> [Instructions to follow]: Give the listing again exactly, omitting its images.
···
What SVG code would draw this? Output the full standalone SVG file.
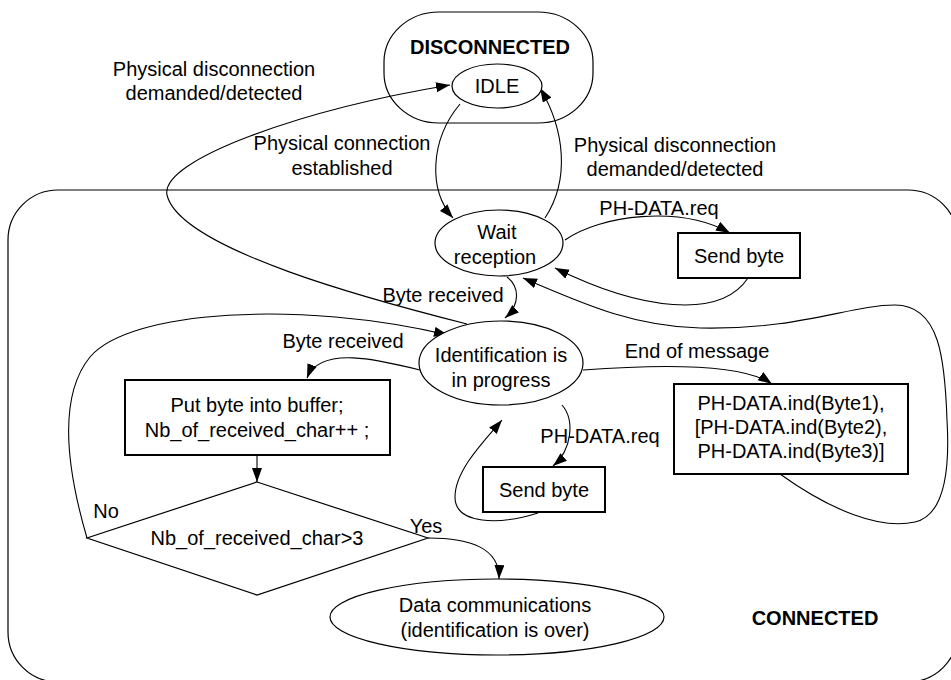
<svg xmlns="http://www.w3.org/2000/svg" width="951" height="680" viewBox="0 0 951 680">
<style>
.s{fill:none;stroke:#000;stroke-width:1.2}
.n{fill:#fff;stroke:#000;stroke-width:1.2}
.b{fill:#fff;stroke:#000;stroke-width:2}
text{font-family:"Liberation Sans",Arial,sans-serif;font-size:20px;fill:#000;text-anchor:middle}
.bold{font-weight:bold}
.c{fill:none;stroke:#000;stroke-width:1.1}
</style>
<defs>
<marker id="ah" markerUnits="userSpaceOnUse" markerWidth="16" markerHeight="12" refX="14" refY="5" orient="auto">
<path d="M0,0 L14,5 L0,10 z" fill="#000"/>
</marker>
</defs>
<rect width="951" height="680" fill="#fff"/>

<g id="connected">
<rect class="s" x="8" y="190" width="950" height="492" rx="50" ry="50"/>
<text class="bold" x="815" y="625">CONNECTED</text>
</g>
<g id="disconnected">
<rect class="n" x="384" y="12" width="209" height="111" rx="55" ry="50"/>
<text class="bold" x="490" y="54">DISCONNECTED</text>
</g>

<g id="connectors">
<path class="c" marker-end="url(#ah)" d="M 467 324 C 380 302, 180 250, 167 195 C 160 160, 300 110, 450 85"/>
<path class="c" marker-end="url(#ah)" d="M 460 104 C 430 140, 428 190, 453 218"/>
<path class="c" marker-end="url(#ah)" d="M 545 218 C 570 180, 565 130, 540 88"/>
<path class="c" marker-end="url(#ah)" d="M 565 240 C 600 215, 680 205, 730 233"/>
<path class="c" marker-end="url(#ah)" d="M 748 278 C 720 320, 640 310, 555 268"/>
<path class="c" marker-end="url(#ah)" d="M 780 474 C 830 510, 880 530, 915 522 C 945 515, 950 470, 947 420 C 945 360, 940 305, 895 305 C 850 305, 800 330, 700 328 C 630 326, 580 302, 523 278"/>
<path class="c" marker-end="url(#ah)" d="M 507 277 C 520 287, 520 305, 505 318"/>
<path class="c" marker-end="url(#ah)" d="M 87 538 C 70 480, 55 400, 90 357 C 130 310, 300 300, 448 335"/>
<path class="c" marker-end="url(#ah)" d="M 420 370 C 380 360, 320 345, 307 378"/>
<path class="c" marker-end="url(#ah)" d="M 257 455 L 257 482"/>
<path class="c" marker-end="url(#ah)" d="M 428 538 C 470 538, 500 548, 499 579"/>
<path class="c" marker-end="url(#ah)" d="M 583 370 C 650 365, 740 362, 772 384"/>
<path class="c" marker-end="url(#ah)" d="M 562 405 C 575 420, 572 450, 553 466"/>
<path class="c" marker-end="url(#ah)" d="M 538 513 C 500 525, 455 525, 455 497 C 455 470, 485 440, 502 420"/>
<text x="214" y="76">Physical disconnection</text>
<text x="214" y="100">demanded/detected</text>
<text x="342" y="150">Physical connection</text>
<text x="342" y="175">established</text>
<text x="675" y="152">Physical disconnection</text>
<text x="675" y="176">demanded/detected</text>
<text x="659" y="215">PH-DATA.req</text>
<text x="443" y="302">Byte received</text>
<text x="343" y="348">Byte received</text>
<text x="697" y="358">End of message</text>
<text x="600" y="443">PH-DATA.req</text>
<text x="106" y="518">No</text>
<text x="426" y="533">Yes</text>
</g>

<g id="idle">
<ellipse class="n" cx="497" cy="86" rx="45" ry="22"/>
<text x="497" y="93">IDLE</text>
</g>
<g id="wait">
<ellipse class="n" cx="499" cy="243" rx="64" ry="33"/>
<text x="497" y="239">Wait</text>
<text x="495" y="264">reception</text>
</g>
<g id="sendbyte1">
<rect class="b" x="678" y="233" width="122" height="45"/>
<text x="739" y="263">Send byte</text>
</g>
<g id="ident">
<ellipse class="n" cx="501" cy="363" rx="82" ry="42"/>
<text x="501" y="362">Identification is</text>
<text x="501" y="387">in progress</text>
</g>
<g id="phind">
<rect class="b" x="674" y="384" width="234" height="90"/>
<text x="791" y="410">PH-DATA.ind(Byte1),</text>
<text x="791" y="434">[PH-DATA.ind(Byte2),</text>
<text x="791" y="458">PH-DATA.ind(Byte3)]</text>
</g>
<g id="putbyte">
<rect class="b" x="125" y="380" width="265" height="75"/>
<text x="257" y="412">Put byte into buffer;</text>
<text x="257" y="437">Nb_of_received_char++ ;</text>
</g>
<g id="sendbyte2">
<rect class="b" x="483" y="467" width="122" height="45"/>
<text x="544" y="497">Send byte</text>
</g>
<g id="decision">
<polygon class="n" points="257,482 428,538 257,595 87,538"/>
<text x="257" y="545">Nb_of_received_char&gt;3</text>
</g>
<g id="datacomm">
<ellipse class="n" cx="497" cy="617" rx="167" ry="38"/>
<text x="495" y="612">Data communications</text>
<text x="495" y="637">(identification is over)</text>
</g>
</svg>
···
> [Exercise response]:
What SVG code would draw this? Output the full standalone SVG file.
<svg xmlns="http://www.w3.org/2000/svg" width="951" height="680" viewBox="0 0 951 680">
<style>
.s{fill:none;stroke:#000;stroke-width:1.2}
.n{fill:#fff;stroke:#000;stroke-width:1.2}
.b{fill:#fff;stroke:#000;stroke-width:2}
text{font-family:"Liberation Sans",Arial,sans-serif;font-size:20px;fill:#000;text-anchor:middle}
.bold{font-weight:bold}
.c{fill:none;stroke:#000;stroke-width:1.1}
</style>
<defs>
<marker id="ah" markerUnits="userSpaceOnUse" markerWidth="16" markerHeight="12" refX="14" refY="5" orient="auto">
<path d="M0,0 L14,5 L0,10 z" fill="#000"/>
</marker>
</defs>
<rect width="951" height="680" fill="#fff"/>

<g id="connected">
<rect class="s" x="8" y="190" width="950" height="492" rx="50" ry="50"/>
<text class="bold" x="815" y="625">CONNECTED</text>
</g>
<g id="disconnected">
<rect class="n" x="384" y="12" width="209" height="111" rx="55" ry="50"/>
<text class="bold" x="490" y="54">DISCONNECTED</text>
</g>

<g id="connectors">
<path class="c" marker-end="url(#ah)" d="M 467 324 C 380 302, 180 250, 167 195 C 160 160, 300 110, 450 85"/>
<path class="c" marker-end="url(#ah)" d="M 460 104 C 430 140, 428 190, 453 218"/>
<path class="c" marker-end="url(#ah)" d="M 545 218 C 570 180, 565 130, 540 88"/>
<path class="c" marker-end="url(#ah)" d="M 565 240 C 600 215, 680 205, 730 233"/>
<path class="c" marker-end="url(#ah)" d="M 748 278 C 720 320, 640 310, 555 268"/>
<path class="c" marker-end="url(#ah)" d="M 780 474 C 830 510, 880 530, 915 522 C 945 515, 950 470, 947 420 C 945 360, 940 305, 895 305 C 850 305, 800 330, 700 328 C 630 326, 580 302, 523 278"/>
<path class="c" marker-end="url(#ah)" d="M 507 277 C 520 287, 520 305, 505 318"/>
<path class="c" marker-end="url(#ah)" d="M 87 538 C 70 480, 55 400, 90 357 C 130 310, 300 300, 448 335"/>
<path class="c" marker-end="url(#ah)" d="M 420 370 C 380 360, 320 345, 307 378"/>
<path class="c" marker-end="url(#ah)" d="M 257 455 L 257 482"/>
<path class="c" marker-end="url(#ah)" d="M 428 538 C 470 538, 500 548, 499 579"/>
<path class="c" marker-end="url(#ah)" d="M 583 370 C 650 365, 740 362, 772 384"/>
<path class="c" marker-end="url(#ah)" d="M 562 405 C 575 420, 572 450, 553 466"/>
<path class="c" marker-end="url(#ah)" d="M 538 513 C 500 525, 455 525, 455 497 C 455 470, 485 440, 502 420"/>
<text x="214" y="76">Physical disconnection</text>
<text x="214" y="100">demanded/detected</text>
<text x="342" y="150">Physical connection</text>
<text x="342" y="175">established</text>
<text x="675" y="152">Physical disconnection</text>
<text x="675" y="176">demanded/detected</text>
<text x="659" y="215">PH-DATA.req</text>
<text x="443" y="302">Byte received</text>
<text x="343" y="348">Byte received</text>
<text x="697" y="358">End of message</text>
<text x="600" y="443">PH-DATA.req</text>
<text x="106" y="518">No</text>
<text x="426" y="533">Yes</text>
</g>

<g id="idle">
<ellipse class="n" cx="497" cy="86" rx="45" ry="22"/>
<text x="497" y="93">IDLE</text>
</g>
<g id="wait">
<ellipse class="n" cx="499" cy="243" rx="64" ry="33"/>
<text x="497" y="239">Wait</text>
<text x="495" y="264">reception</text>
</g>
<g id="sendbyte1">
<rect class="b" x="678" y="233" width="122" height="45"/>
<text x="739" y="263">Send byte</text>
</g>
<g id="ident">
<ellipse class="n" cx="501" cy="363" rx="82" ry="42"/>
<text x="501" y="362">Identification is</text>
<text x="501" y="387">in progress</text>
</g>
<g id="phind">
<rect class="b" x="674" y="384" width="234" height="90"/>
<text x="791" y="410">PH-DATA.ind(Byte1),</text>
<text x="791" y="434">[PH-DATA.ind(Byte2),</text>
<text x="791" y="458">PH-DATA.ind(Byte3)]</text>
</g>
<g id="putbyte">
<rect class="b" x="125" y="380" width="265" height="75"/>
<text x="257" y="412">Put byte into buffer;</text>
<text x="257" y="437">Nb_of_received_char++ ;</text>
</g>
<g id="sendbyte2">
<rect class="b" x="483" y="467" width="122" height="45"/>
<text x="544" y="497">Send byte</text>
</g>
<g id="decision">
<polygon class="n" points="257,482 428,538 257,595 87,538"/>
<text x="257" y="545">Nb_of_received_char&gt;3</text>
</g>
<g id="datacomm">
<ellipse class="n" cx="497" cy="617" rx="167" ry="38"/>
<text x="495" y="612">Data communications</text>
<text x="495" y="637">(identification is over)</text>
</g>
</svg>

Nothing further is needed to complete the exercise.